TALLAHASSEE, Fla. – The seventh-seeded Florida State Women’s Basketball team begins its March Madness run on Friday afternoon when it faces No. 10 seed Georgia at 1:30 p.m. ET/12:30 CT at Carver-Hawkeye Arena.
TV: Friday’s matchup against the Lady Bulldogs airs on ESPN2.
Radio: The matchup can be heard locally on 96.5 FM and 1270 AM, and can be accessed anywhere on Seminoles Leanplayer.
In-game updates: Fans can follow on the FSU Women’s Basketball Twitter Account (@fsuwbb).
WHAT YOU NEED TO KNOW:
For the 10th consecutive season, Florida State Women’s Basketball participates in the NCAA Women’s Basketball Tournament, joining only Baylor, Louisville, Maryland, South Carolina, Stanford, Tennessee and UConn on the active list. Of the 350 current Division I institutions, Florida State is the select 2.3 percent of schools who have made the Big Dance over the last 10 seasons.
The seventh-seeded Seminoles (23-9) are one of eight programs in the NCAA Tournament who are scoring at an average of 80 points or more this season. FSU is averaging an ACC-best 80.1 points per game and looks to average 80+ points for just the third time in program history.
Freshman star Ta’Niya Latson was recently recognized as the National Freshman of the Year by The Athletic. The Miami, Fla., native set the ACC single-season freshman scoring record and currently has 659 total points. Latson eclipsed the previous mark held by UNC’s Diamond Deshields in the 2013-14 season (627 points). Latson and O’Mariah Gordon will be out for the remainder of the NCAA postseason.
Florida State (23-9) and Georgia (21-11) play for the first time in 12 years on Friday afternoon. The Seminoles are looking for their first win against the Lady Bulldogs, showing an 0-8 all-time record.
Despite being picked ninth in the ACC, Florida State tied for fourth in the conference regular season and earned the No. 5 seed in the ACC Tournament in Head Coach Brooke Wyckoff’s first season as the permanent head coach. When Wyckoff was the Interim Head Coach in 2020-21, FSU was picked eighth in the league and finished fourth. In both her seasons at the helm, Wyckoff’s teams have jumped four spots from prediction to ACC finish.
The Seminoles delivered a 12-6 record in ACC play this season, their most wins in the conference since the 2017-18 season.
FSU enters its NCAA First Round matchup ranking in the Top 10 nationally in free throws made per game (sixth), blocks per game (eighth), defensive rebounds per game (eighth), rebounds per game (ninth) and scoring offense (10th).
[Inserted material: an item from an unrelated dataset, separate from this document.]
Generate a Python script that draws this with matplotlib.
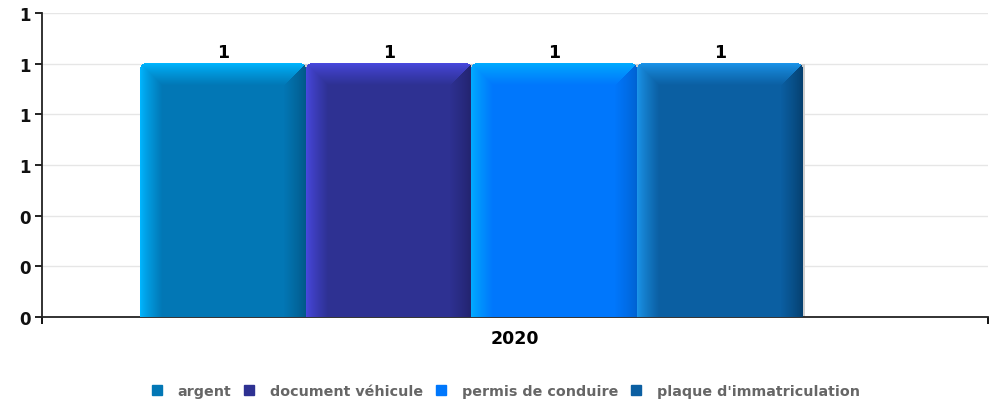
import numpy as np
import matplotlib
matplotlib.use('Agg')
import matplotlib.pyplot as plt
from matplotlib.patches import Rectangle

# données
categories = ['2020']
series = ['argent', 'document véhicule', 'permis de conduire', "plaque d'immatriculation"]
values = [1, 1, 1, 1]
y_ticks = [0, 0.2, 0.4, 0.6, 0.8, 1.0, 1.2]

# couleurs : base, clair (haut/gauche), foncé (droite)
base_colors = ['#0277b5', '#2e3192', '#0077fc', '#0b5fa2']
light_colors = ['#00b6ff', '#4848de', '#00acff', '#1b94ea']
dark_colors = ['#025888', '#22236c', '#0062d2', '#053f6e']

bar_width = 0.175
group_start = -0.396


def hex_rgb(c):
    c = c.lstrip('#')
    return np.array([int(c[i:i + 2], 16) / 255 for i in (0, 2, 4)])


def bevel_image(w, h, base, light, dark, b=22, r=5):
    base, light, dark = hex_rgb(base), hex_rgb(light), hex_rgb(dark)
    img = np.zeros((h, w, 4))
    img[..., :3] = base
    img[..., 3] = 1
    xs = np.arange(w)[None, :].repeat(h, 0).astype(float)
    ys = np.arange(h)[:, None].repeat(w, 1).astype(float)
    dl = xs
    dr = w - 1 - xs
    dt = ys
    top = (dt < b) & (dt <= dl) & (dt <= dr)
    left = (~top) & (dl < b) & (dl <= dr)
    right = (~top) & (~left) & (dr < b)
    for mask, d, col in ((top, dt, light), (left, dl, light), (right, dr, dark)):
        t = (d[mask] / b)[:, None] ** 0.8
        img[mask, :3] = col * (1 - t) + base * t
    # coins arrondis en haut
    for cx in (r, w - 1 - r):
        side = (xs < r) if cx == r else (xs > w - 1 - r)
        dist = np.sqrt((xs - cx) ** 2 + (ys - r) ** 2)
        img[side & (ys < r) & (dist > r + 0.3), 3] = 0
    return img


fig = plt.figure(figsize=(9.94, 4.06), dpi=100)
ax = fig.add_axes([42 / 994, 88 / 406, 946 / 994, 304 / 406])

ax.set_xlim(-0.5, 0.5)
ax.set_ylim(0, 1.2)

x0 = np.arange(len(categories))
for i, name in enumerate(series):
    xpos = x0 + group_start + bar_width * (i + 0.5)
    bars = ax.bar(xpos, values[i], width=bar_width, color=base_colors[i],
                  label=name, zorder=2)
    for bar in bars:
        bx, by = bar.get_x(), bar.get_y()
        bw, bh = bar.get_width(), bar.get_height()
        p0 = ax.transData.transform((bx, by))
        p1 = ax.transData.transform((bx + bw, by + bh))
        wpx = int(round(p1[0] - p0[0]))
        hpx = int(round(p1[1] - p0[1]))
        # petite ombre grise à droite
        sh = 2 * (bw / wpx)
        ax.add_patch(Rectangle((bx + sh, by), bw, bh - sh, color='#cfcfcf', zorder=2.5,
                               linewidth=0))
        img = bevel_image(wpx, hpx, base_colors[i], light_colors[i], dark_colors[i])
        ax.imshow(img, extent=(bx, bx + bw, by, by + bh), aspect='auto',
                  interpolation='none', zorder=3)
        bar.set_alpha(0)
        ax.annotate(str(values[i]), (bx + bw / 2, by + bh), xytext=(0, 2),
                    textcoords='offset points', ha='center', va='bottom',
                    fontsize=12.5, fontweight='bold', color='black', zorder=4)

ax.set_xlim(-0.5, 0.5)
ax.set_ylim(0, 1.2)

ax.set_yticks(y_ticks)
ax.set_yticklabels(['%.0f' % v for v in y_ticks])
ax.yaxis.grid(True, color='#e6e6e6', linewidth=1, zorder=0)
ax.set_axisbelow(True)
ax.tick_params(axis='y', length=5, width=1.3, labelsize=12, pad=3, colors='#111111')
for lab in ax.get_yticklabels():
    lab.set_fontweight('bold')

ax.set_xticks([-0.5, 0.5])
ax.set_xticklabels(['', ''])
ax.set_xticks(x0, minor=True)
ax.set_xticklabels(categories, minor=True, fontsize=12.5, fontweight='bold')
ax.tick_params(axis='x', which='major', length=5, width=1.3)
ax.tick_params(axis='x', which='minor', length=0, pad=9)

for s in ('top', 'right'):
    ax.spines[s].set_visible(False)
ax.spines['left'].set_linewidth(1.3)
ax.spines['bottom'].set_linewidth(1.3)
ax.spines['left'].set_color('#222222')
ax.spines['bottom'].set_color('#222222')

handles = [Rectangle((0, 0), 1, 1, color=c) for c in base_colors]
leg = fig.legend(handles, series, loc='center', bbox_to_anchor=(506 / 994, 1 - 392 / 406),
                 ncol=4, frameon=False, handlelength=0.7, handleheight=0.7,
                 handletextpad=1.1, columnspacing=0.9,
                 prop={'family': 'DejaVu Sans', 'weight': 'bold', 'size': 10.3})
for t in leg.get_texts():
    t.set_color('#666666')

fig.savefig('out.png', dpi=100)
Florida State joins Notre Dame and Louisville as ACC programs making 17 of the last 18 NCAA Tournaments.
The Seminoles are a No. 7 seed for just the second time in program history. The first time was when Brooke Wyckoff led FSU to the Midwest Region in Ames, Iowa, in 2001 as FSU defeated No. 10 seed Tulane in the NCAA First Round. Wyckoff was a second-team All-American in that year as a senior.
FSU owns three NET Top 25 wins over North Carolina (21), Duke (10) and NC State (17) by a combined margin of +13.0 points.
Against the current field of 68, Florida State owns wins over No. 3 seed Duke (70-57), No. 9 seed Miami (92-85), No. 7 seed NC State (91-72), No. 6 seed North Carolina (78-71) and No. 11 seed Purdue (76-75).
With 23 wins this season, FSU has a chance to reach its seventh 25-win season in program history.
With 286 rebounds this season, Makayla Timpson is looking to become the fifth Seminole to reach 300 or more boards in a single year. The last to do it was Kiah Gillespie (307) in the 2018-19 season.
Erin Howard’s current 3-point field goals made streak of 25 straight games is the longest by a Seminole since Imani Wright had a 28-game streak in the 2017-18 season.
Georgia marks the second opponent from the SEC that FSU faces this season. In its annual rivalry matchup with Florida on Nov. 16 in Tallahassee, the Seminoles won 92-77 behind Ta’Niya Latson’s 32 points.
The Seminoles’ 176 blocked shots this season, which rank eighth nationally, are a program record.
FSU is looking for its first win in the NCAA Tournament since 2019 when it defeated No. 12 seed Bucknell, 70-67, in Charlotte. Current graduate forward Valencia Myers had 15 points in that game while current graduate guard Taylor O’Brien was a freshman for the Bison at the time.
For the fifth consecutive year, the ACC had eight teams make the NCAA Tournament – leading all conferences.
The Seminoles have now won 10 or more games in ACC play for eight consecutive years.
Sara Bejedi’s improved play this season is highlighted by her nearly doubling her scoring average from a season ago, going from 6.4 points to 11.0 points this year.